══ Records provided

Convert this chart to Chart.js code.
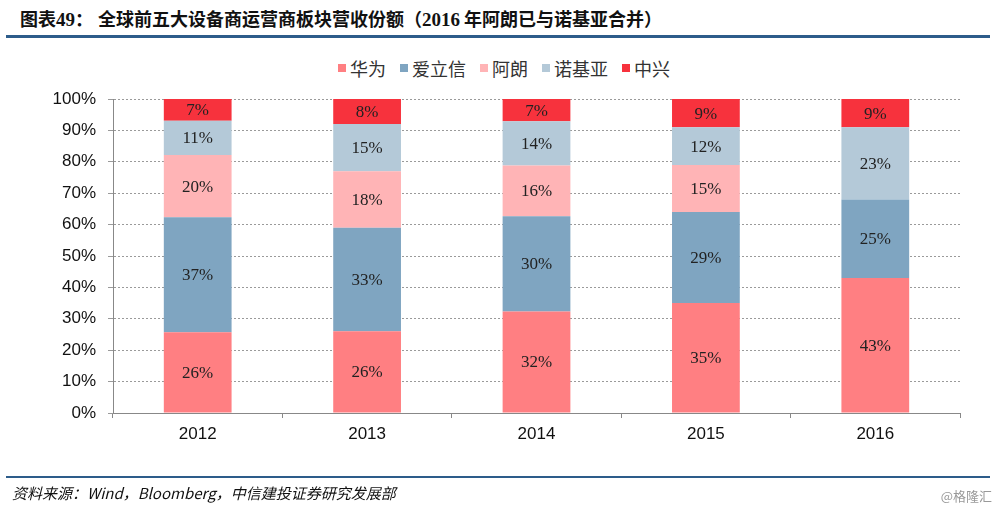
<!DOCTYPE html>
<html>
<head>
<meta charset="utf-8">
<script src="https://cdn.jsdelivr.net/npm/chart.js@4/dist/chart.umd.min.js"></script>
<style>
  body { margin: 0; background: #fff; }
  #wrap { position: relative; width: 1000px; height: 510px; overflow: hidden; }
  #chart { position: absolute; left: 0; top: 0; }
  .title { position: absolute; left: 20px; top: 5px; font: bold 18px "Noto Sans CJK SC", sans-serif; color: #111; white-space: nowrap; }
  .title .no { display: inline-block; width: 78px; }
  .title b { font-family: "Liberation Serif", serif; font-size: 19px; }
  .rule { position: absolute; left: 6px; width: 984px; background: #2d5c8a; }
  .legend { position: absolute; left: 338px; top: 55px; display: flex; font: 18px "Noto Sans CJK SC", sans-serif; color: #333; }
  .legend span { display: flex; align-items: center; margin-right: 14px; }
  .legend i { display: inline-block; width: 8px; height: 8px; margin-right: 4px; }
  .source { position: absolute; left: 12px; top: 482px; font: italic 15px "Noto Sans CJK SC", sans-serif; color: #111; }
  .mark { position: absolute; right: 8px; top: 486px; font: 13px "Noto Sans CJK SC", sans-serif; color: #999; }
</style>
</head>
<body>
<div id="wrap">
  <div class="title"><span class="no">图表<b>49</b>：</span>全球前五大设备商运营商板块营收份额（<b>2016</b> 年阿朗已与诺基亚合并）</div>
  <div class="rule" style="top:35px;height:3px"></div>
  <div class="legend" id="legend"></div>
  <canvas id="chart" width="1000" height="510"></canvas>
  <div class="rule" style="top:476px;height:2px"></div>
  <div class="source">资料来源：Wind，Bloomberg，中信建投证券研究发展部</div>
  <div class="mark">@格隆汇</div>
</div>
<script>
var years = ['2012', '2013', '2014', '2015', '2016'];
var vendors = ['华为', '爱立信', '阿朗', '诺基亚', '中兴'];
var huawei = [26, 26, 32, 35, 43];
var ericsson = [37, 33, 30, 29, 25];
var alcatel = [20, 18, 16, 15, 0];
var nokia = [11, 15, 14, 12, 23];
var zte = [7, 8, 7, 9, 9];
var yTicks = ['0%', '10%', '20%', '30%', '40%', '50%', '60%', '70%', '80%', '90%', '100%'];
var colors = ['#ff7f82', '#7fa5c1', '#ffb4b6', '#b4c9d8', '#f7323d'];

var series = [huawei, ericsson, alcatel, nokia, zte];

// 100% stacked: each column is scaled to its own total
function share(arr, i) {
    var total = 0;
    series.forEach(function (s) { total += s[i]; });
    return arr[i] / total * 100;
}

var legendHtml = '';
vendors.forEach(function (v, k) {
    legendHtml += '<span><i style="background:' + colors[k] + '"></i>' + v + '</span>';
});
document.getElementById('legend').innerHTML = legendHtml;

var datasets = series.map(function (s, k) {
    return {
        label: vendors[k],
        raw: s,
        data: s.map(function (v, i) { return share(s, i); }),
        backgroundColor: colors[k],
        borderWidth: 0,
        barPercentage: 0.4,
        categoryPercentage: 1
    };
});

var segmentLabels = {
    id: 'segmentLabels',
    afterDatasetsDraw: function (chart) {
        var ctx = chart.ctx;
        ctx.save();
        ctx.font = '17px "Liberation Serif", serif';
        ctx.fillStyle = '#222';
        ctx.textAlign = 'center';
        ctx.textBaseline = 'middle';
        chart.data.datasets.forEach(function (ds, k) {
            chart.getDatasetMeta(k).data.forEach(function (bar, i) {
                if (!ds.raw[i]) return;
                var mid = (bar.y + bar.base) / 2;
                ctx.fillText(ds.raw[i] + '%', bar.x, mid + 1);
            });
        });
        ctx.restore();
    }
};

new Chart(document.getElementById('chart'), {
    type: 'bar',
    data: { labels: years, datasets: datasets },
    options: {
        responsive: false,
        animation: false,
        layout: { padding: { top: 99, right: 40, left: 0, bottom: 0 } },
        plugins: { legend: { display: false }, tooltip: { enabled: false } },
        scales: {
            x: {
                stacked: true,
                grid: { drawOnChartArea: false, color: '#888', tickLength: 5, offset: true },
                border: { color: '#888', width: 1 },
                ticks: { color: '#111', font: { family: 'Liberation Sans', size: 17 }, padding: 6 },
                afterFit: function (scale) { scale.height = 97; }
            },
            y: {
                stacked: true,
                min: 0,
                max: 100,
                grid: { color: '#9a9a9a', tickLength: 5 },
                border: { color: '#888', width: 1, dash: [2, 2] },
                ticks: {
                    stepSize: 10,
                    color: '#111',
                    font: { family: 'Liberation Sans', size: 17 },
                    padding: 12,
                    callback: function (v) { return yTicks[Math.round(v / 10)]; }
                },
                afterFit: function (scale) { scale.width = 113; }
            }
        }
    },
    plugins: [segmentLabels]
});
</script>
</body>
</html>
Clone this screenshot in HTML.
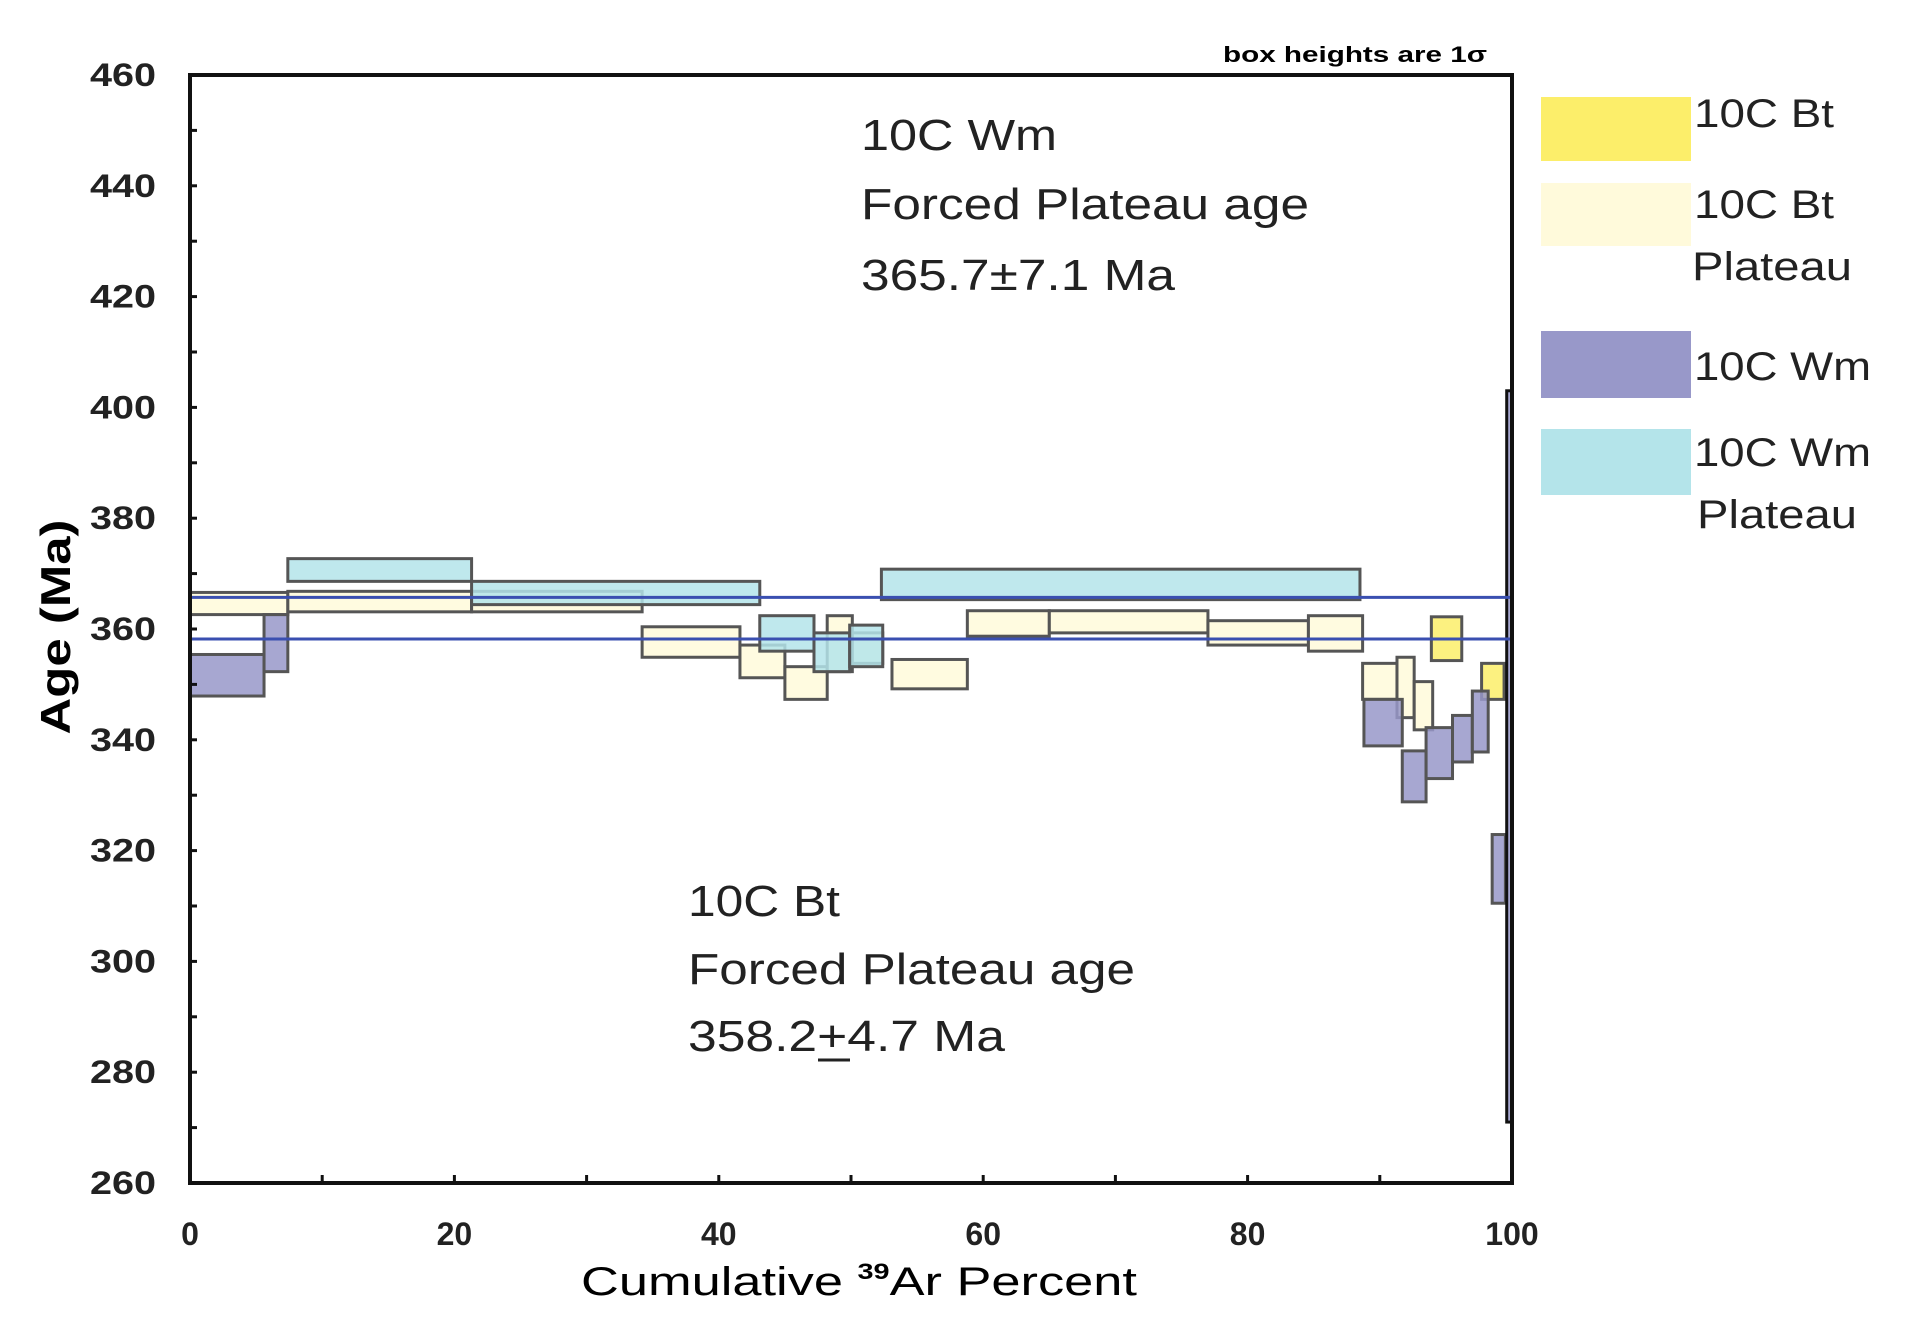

════

**Work to complete:** Reproduce every record word for word. The copy must contain no pictures.

**Exercise response:**
Convert this chart to Chart.js code.
<!DOCTYPE html>
<html>
<head>
<meta charset="utf-8">
<script src="https://cdn.jsdelivr.net/npm/chart.js@4/dist/chart.umd.min.js"></script>
<style>
  body { margin: 0; background: #fff; }
  #wrap { position: relative; width: 1000px; height: 510px; overflow: hidden; }
  #chart { position: absolute; left: 0; top: 0; }
  .title { position: absolute; left: 20px; top: 5px; font: bold 18px "Noto Sans CJK SC", sans-serif; color: #111; white-space: nowrap; }
  .title .no { display: inline-block; width: 78px; }
  .title b { font-family: "Liberation Serif", serif; font-size: 19px; }
  .rule { position: absolute; left: 6px; width: 984px; background: #2d5c8a; }
  .legend { position: absolute; left: 338px; top: 55px; display: flex; font: 18px "Noto Sans CJK SC", sans-serif; color: #333; }
  .legend span { display: flex; align-items: center; margin-right: 14px; }
  .legend i { display: inline-block; width: 8px; height: 8px; margin-right: 4px; }
  .source { position: absolute; left: 12px; top: 482px; font: italic 15px "Noto Sans CJK SC", sans-serif; color: #111; }
  .mark { position: absolute; right: 8px; top: 486px; font: 13px "Noto Sans CJK SC", sans-serif; color: #999; }
</style>
</head>
<body>
<div id="wrap">
  <div class="title"><span class="no">图表<b>49</b>：</span>全球前五大设备商运营商板块营收份额（<b>2016</b> 年阿朗已与诺基亚合并）</div>
  <div class="rule" style="top:35px;height:3px"></div>
  <div class="legend" id="legend"></div>
  <canvas id="chart" width="1000" height="510"></canvas>
  <div class="rule" style="top:476px;height:2px"></div>
  <div class="source">资料来源：Wind，Bloomberg，中信建投证券研究发展部</div>
  <div class="mark">@格隆汇</div>
</div>
<script>
var years = ['2012', '2013', '2014', '2015', '2016'];
var vendors = ['华为', '爱立信', '阿朗', '诺基亚', '中兴'];
var huawei = [26, 26, 32, 35, 43];
var ericsson = [37, 33, 30, 29, 25];
var alcatel = [20, 18, 16, 15, 0];
var nokia = [11, 15, 14, 12, 23];
var zte = [7, 8, 7, 9, 9];
var yTicks = ['0%', '10%', '20%', '30%', '40%', '50%', '60%', '70%', '80%', '90%', '100%'];
var colors = ['#ff7f82', '#7fa5c1', '#ffb4b6', '#b4c9d8', '#f7323d'];

var series = [huawei, ericsson, alcatel, nokia, zte];

// 100% stacked: each column is scaled to its own total
function share(arr, i) {
    var total = 0;
    series.forEach(function (s) { total += s[i]; });
    return arr[i] / total * 100;
}

var legendHtml = '';
vendors.forEach(function (v, k) {
    legendHtml += '<span><i style="background:' + colors[k] + '"></i>' + v + '</span>';
});
document.getElementById('legend').innerHTML = legendHtml;

var datasets = series.map(function (s, k) {
    return {
        label: vendors[k],
        raw: s,
        data: s.map(function (v, i) { return share(s, i); }),
        backgroundColor: colors[k],
        borderWidth: 0,
        barPercentage: 0.4,
        categoryPercentage: 1
    };
});

var segmentLabels = {
    id: 'segmentLabels',
    afterDatasetsDraw: function (chart) {
        var ctx = chart.ctx;
        ctx.save();
        ctx.font = '17px "Liberation Serif", serif';
        ctx.fillStyle = '#222';
        ctx.textAlign = 'center';
        ctx.textBaseline = 'middle';
        chart.data.datasets.forEach(function (ds, k) {
            chart.getDatasetMeta(k).data.forEach(function (bar, i) {
                if (!ds.raw[i]) return;
                var mid = (bar.y + bar.base) / 2;
                ctx.fillText(ds.raw[i] + '%', bar.x, mid + 1);
            });
        });
        ctx.restore();
    }
};

new Chart(document.getElementById('chart'), {
    type: 'bar',
    data: { labels: years, datasets: datasets },
    options: {
        responsive: false,
        animation: false,
        layout: { padding: { top: 99, right: 40, left: 0, bottom: 0 } },
        plugins: { legend: { display: false }, tooltip: { enabled: false } },
        scales: {
            x: {
                stacked: true,
                grid: { drawOnChartArea: false, color: '#888', tickLength: 5, offset: true },
                border: { color: '#888', width: 1 },
                ticks: { color: '#111', font: { family: 'Liberation Sans', size: 17 }, padding: 6 },
                afterFit: function (scale) { scale.height = 97; }
            },
            y: {
                stacked: true,
                min: 0,
                max: 100,
                grid: { color: '#9a9a9a', tickLength: 5 },
                border: { color: '#888', width: 1, dash: [2, 2] },
                ticks: {
                    stepSize: 10,
                    color: '#111',
                    font: { family: 'Liberation Sans', size: 17 },
                    padding: 12,
                    callback: function (v) { return yTicks[Math.round(v / 10)]; }
                },
                afterFit: function (scale) { scale.width = 113; }
            }
        }
    },
    plugins: [segmentLabels]
});
</script>
</body>
</html>
Clone this screenshot in HTML.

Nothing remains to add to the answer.